All Scottish Teachers

Teacher Howlers/gaffes

* Why some teach English and not Art!

An NQT was teaching seasonal themed poetry to Keystage 3.

After reading the first verse of one poem, Home Thoughts from Abroad,
he was met with blank stares. It dawned on him that the kids did not understand the words "the brushwood sheaf round the elm-tree bole".

So he set out to draw a diagram. He very carefully drew a straight line
from north to south with a large swelling at the bottom. He then just as
carefully repeated this on the other side. As he listened to the
silence conveying rapt attention, he prided himself that
thinking on his feet had got them hooked.

As he hastily dashed off the straight lines to indicate twigs round the bole
he heard a mass intake of breath and turned to find 30 faces looking with a mixture of disbelief and hilarity. He turned to the board to
find out why his creation could have caused such a sensation.

There, to his horror, was his diagram, surpassing in crudity (and size) anything found scrawled on the lavatory wall!

Try it yourself! (but not in class!)



* Like happy, found sheep seven teacher trainees sat in the Head's
office at 9am on their first day in teaching practice.
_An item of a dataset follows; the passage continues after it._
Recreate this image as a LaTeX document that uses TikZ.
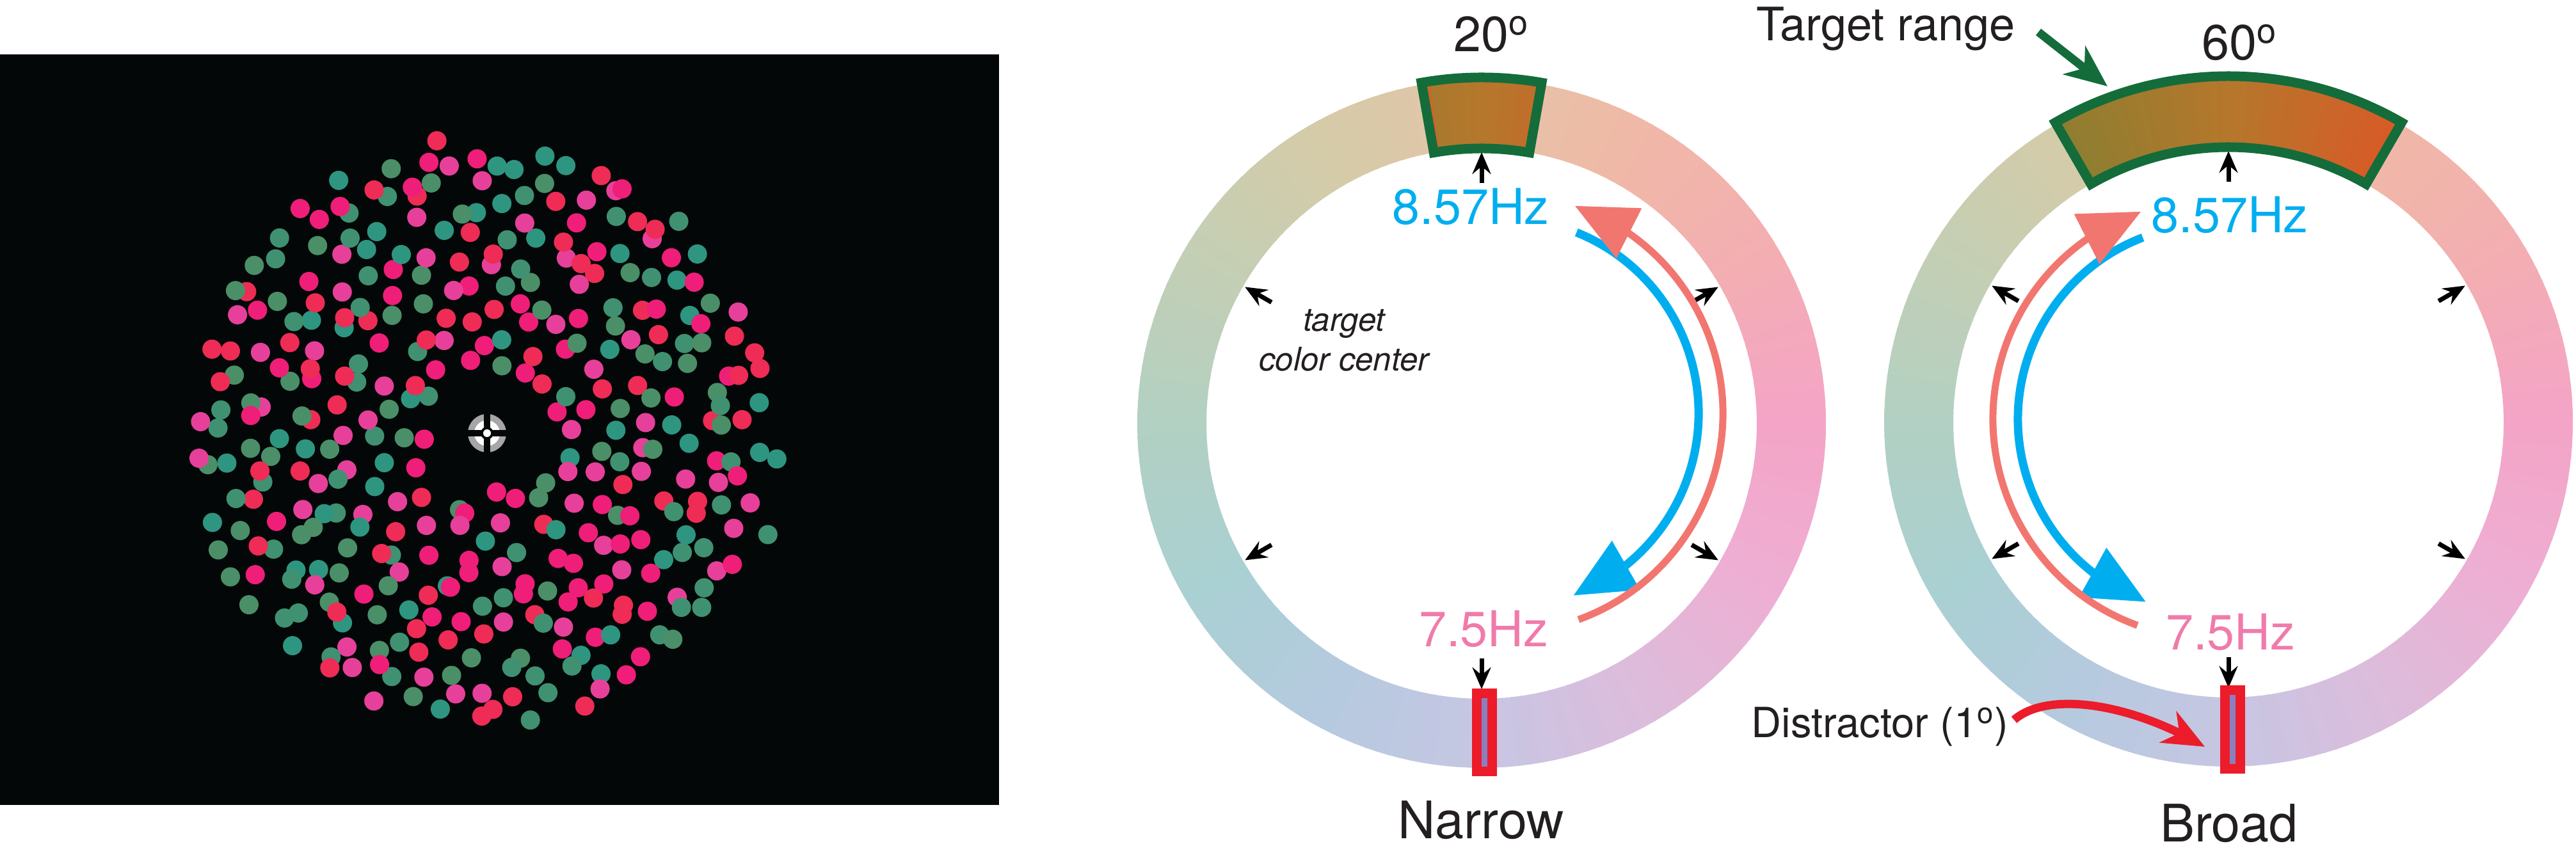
\documentclass[tikz,border=0pt]{standalone}
\usepackage{fontspec}
\setmainfont{TeX Gyre Heros}
\usetikzlibrary{arrows.meta,bending}
\definecolor{ink}{HTML}{231F20}
\definecolor{bgblack}{HTML}{040708}
\definecolor{hzblue}{HTML}{00AEEF}
\definecolor{hzpink}{HTML}{F07BAB}
\definecolor{arcred}{HTML}{F27670}
\definecolor{tgreen}{HTML}{146C3A}
\definecolor{dred}{HTML}{EC1C2A}
\definecolor{dpurple}{HTML}{8A80BF}
\definecolor{wk0}{HTML}{F4A4C6}
\definecolor{wk1}{HTML}{F3AEB2}
\definecolor{wk2}{HTML}{F0B8A7}
\definecolor{wk3}{HTML}{E4C5A7}
\definecolor{wk4}{HTML}{D4CBA9}
\definecolor{wk5}{HTML}{C3CFB5}
\definecolor{wk6}{HTML}{B2D0C3}
\definecolor{wk7}{HTML}{A9D0D2}
\definecolor{wk8}{HTML}{B5CADF}
\definecolor{wk9}{HTML}{C7C6E3}
\definecolor{wk10}{HTML}{DDBCDB}
\definecolor{wk11}{HTML}{EEAED3}
\definecolor{s60}{HTML}{D85B27}
\definecolor{s90}{HTML}{B5772C}
\definecolor{s120}{HTML}{8E7E30}
\definecolor{dot0}{HTML}{EF1E78}
\definecolor{dot1}{HTML}{EE2C55}
\definecolor{dot2}{HTML}{E7409A}
\definecolor{dot3}{HTML}{3F9172}
\definecolor{dot4}{HTML}{2E9580}
\definecolor{dot5}{HTML}{4A8F67}

\newcommand\annseg[5]{\fill[fill=#1] (#2:#4) arc[start angle=#2,end angle=#3,radius=#4] -- (#3:#5) arc[start angle=#3,end angle=#2,radius=#5] -- cycle;}
\newcommand\colorring{%
  \foreach \k in {0,...,11}{%
    \pgfmathtruncatemacro\kn{mod(\k+1,12)}%
    \foreach \j in {0,...,14}{%
      \pgfmathtruncatemacro\pc{100-\j*100/15}%
      \pgfmathsetmacro\segA{\k*30+\j*2}%
      \pgfmathsetmacro\segB{\segA+2.5}%
      \annseg{wk\k!\pc!wk\kn}{\segA}{\segB}{430}{538}%
    }}}
\newcommand\satfill[2]{%
  \foreach \sa in {#1,...,#2}{%
    \pgfmathtruncatemacro\sp{abs(\sa+0.5-90)*100/30}%
    \ifnum\sa<90 \def\sc{s60}\else\def\sc{s120}\fi
    \pgfmathsetmacro\sb{\sa+1.3}%
    \annseg{\sc!\sp!s90}{\sa}{\sb}{430}{541}}}
\newcommand\tickarrows{%
  \foreach \t/\r in {30/427,90/424,150/427,210/427,270/415,330/427}{%
    \draw[ticka] (\t:\r-48) -- (\t:\r);}}

\begin{document}
\begin{tikzpicture}[x=0.1mm,y=0.1mm,
  lbl/.style={inner sep=0pt, text=ink, anchor=base},
  ticka/.style={-{Stealth[length=3.4mm,width=2.9mm,inset=1.2mm]}, line width=0.7mm, black},
  bluearc/.style={draw=hzblue, line width=1.3mm, -{Triangle[length=9.5mm,width=8.5mm]}},
  redarc/.style={draw=arcred, line width=1.1mm, -{Triangle[length=9.5mm,width=8.5mm]}},
  boxline/.style={draw=tgreen, line width=1.5mm, line join=miter},
  distbox/.style={draw=dred, fill=dpurple, line width=1.5mm, line join=miter}]
\useasboundingbox (0,0) rectangle (4025,1344);

% ---------------- left panel: stimulus ----------------
\fill[bgblack] (0,86) rectangle (1561,1259);
\begin{scope}[shift={(757,665)}]
  \pgfmathsetseed{2718}
  \foreach \i in {1,...,370}{%
    \pgfmathsetmacro\dotr{457*sqrt(0.05+0.95*(\i-0.5)/370)}%
    \pgfmathsetmacro\dotth{360*(\i*0.381966-floor(\i*0.381966))}%
    \pgfmathsetmacro\dotx{\dotr*cos(\dotth)+16*rand}%
    \pgfmathsetmacro\doty{\dotr*sin(\dotth)+16*rand}%
    \pgfmathtruncatemacro\dotc{int(5.999*rnd)}%
    \fill[fill=dot\dotc] (\dotx,\doty) circle[radius=15];}
\end{scope}
\coordinate (fix) at (761,667);
\fill[gray!70] (fix) circle[radius=30];
\fill[white] (fix) circle[radius=20];
\fill[bgblack] ([shift={(-32,-5)}]fix) rectangle ([shift={(32,5)}]fix);
\fill[bgblack] ([shift={(-5,-32)}]fix) rectangle ([shift={(5,32)}]fix);
\fill[bgblack] (fix) circle[radius=10];
\fill[white] (fix) circle[radius=6];

% ---------------- narrow ring ----------------
\coordinate (NC) at (2315,682);
\coordinate (NA) at (2349,698);
\begin{scope}[shift={(NC)}]
  \colorring
  \satfill{80}{98}
  \annseg{s90!40!s60}{98.7}{100}{430}{541}
  \draw[boxline] (80:430) arc[start angle=80,end angle=100,radius=430] -- (100:541) arc[start angle=100,end angle=80,radius=541] -- cycle;
  \tickarrows
\end{scope}
\draw[distbox] (2307,138) rectangle (2331,260);

% ---------------- broad ring ----------------
\coordinate (BC) at (3482,684);
\coordinate (BA) at (3457,689);
\begin{scope}[shift={(BC)}]
  \colorring
  \satfill{60}{118}
  \annseg{s120}{118.7}{120}{430}{541}
  \draw[boxline] (60:430) arc[start angle=60,end angle=120,radius=430] -- (120:541) arc[start angle=120,end angle=60,radius=541] -- cycle;
  \tickarrows
\end{scope}
\draw[distbox] (3476,142) rectangle (3500,265);

% ---------------- frequency arcs ----------------
\coordinate (nb0) at ([shift={(68:305)}]NA);
\coordinate (nr0) at ([shift={(-70:343)}]NA);
\draw[bluearc] (nb0) arc[start angle=68,end angle=-69,radius=305];
\draw[redarc] (nr0) arc[start angle=-70,end angle=71,radius=343];
\coordinate (bb0) at ([shift={(111:304)}]BA);
\coordinate (br0) at ([shift={(250:343)}]BA);
\draw[bluearc] (bb0) arc[start angle=111,end angle=250,radius=304];
\draw[redarc] (br0) arc[start angle=250,end angle=109,radius=343];

% ---------------- labels ----------------
\node[lbl, font=\fontsize{22}{26}\selectfont] (n20) at (2330,1263) {20\textsuperscript{o}};
\node[lbl, font=\fontsize{22}{26}\selectfont] (n60) at (3499,1250) {60\textsuperscript{o}};
\node[lbl, text=hzblue, font=\fontsize{22}{26}\selectfont] (nhz1) at (2298,993) {8.57Hz};
\node[lbl, text=hzpink, font=\fontsize{22}{26}\selectfont] (nhz2) at (2318,333) {7.5Hz};
\node[lbl, text=hzblue, font=\fontsize{22}{26}\selectfont] (bhz1) at (3484,980) {8.57Hz};
\node[lbl, text=hzpink, font=\fontsize{22}{26}\selectfont] (bhz2) at (3485,328) {7.5Hz};
\node[lbl, font=\fontsize{23}{27}\selectfont] (narrow) at (2314,33) {Narrow};
\node[lbl, font=\fontsize{23}{27}\selectfont] (broad) at (3483,28) {Broad};
\node[lbl, anchor=base west, font=\fontsize{20.5}{24}\selectfont] (trange) at (2744,1280) {Target range};
\node[lbl, anchor=base west, font=\fontsize{18.5}{22}\selectfont] (distr) at (2736,191) {Distractor (1\textsuperscript{o})};
\node[inner sep=0pt, text=ink, align=center, font=\fontsize{14.5}{17.5}\selectfont\itshape] (tcc) at (2100,812) {target\\color center};

% ---------------- pointer arrows ----------------
\coordinate (tra) at (3185,1294);
\coordinate (trb) at (3293,1209);
\draw[draw=tgreen, line width=1.3mm, -{Stealth[length=6.6mm,width=5.6mm,inset=2mm]}] (tra) -- (trb);
\coordinate (dsa) at (3147,219);
\coordinate (dsb) at (3445,177);
\draw[draw=dred, line width=1.3mm, -{Stealth[length=6.5mm,width=5.5mm,inset=2mm]}] (dsa) .. controls (3200,265) and (3330,245) .. (dsb);
\end{tikzpicture}
\end{document}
The head was
brand new also, a few weeks old, and had found it hard to enforce certain rules there that he had bestowed on every school he had "headed" over.

One of his biggees was "'NO Jackets to be worn in the
hallways or the classroom."
"'Do what you like, you fellows", he boomed.
"You have my full authority to demand that jackets and coats are not
worn inside."

One of the cockier, shall-we-say-less-aged and more-vertically
challenged Trainees left the room with a gleam, and a will to stamp
his authority on someone - in the hallway at least. He was straining to
rub his hands in glee - 8lbs of textbooks and folders denied him the
satisfaction. The others had the feeling he had been waiting for this ever
since he could see above mowed grass.

At lunch time he was found by the others in the staffroom, ice-pack to his face and the wind gone from his sails.
The story relates thus:

"Between first and second class I was moving against the flow in the
hallway, removing coats from shoulders as if by will, when ahead of me
I spied a small mountain of flesh clearing bodies before him as he
glided down towards me.
As soon as I spotted that he was wearing a jacket however, all thoughts of my head's proximity to the ground, unstoppable object meeting immovable force, and goodwill to all things angry left my head and I stepped in front of him.
He grunted, the breath expelled from his nostrils parting my hair.
"Oi," I said prodding his thigh with an upstretched finger:
"Jacket. Off."

I think I was on the floor before he even finished saying 'b*****y
cheek of a sixth-former."

Apparently both the Trainee and the Y9 Rugby Captain shook hands and
made up.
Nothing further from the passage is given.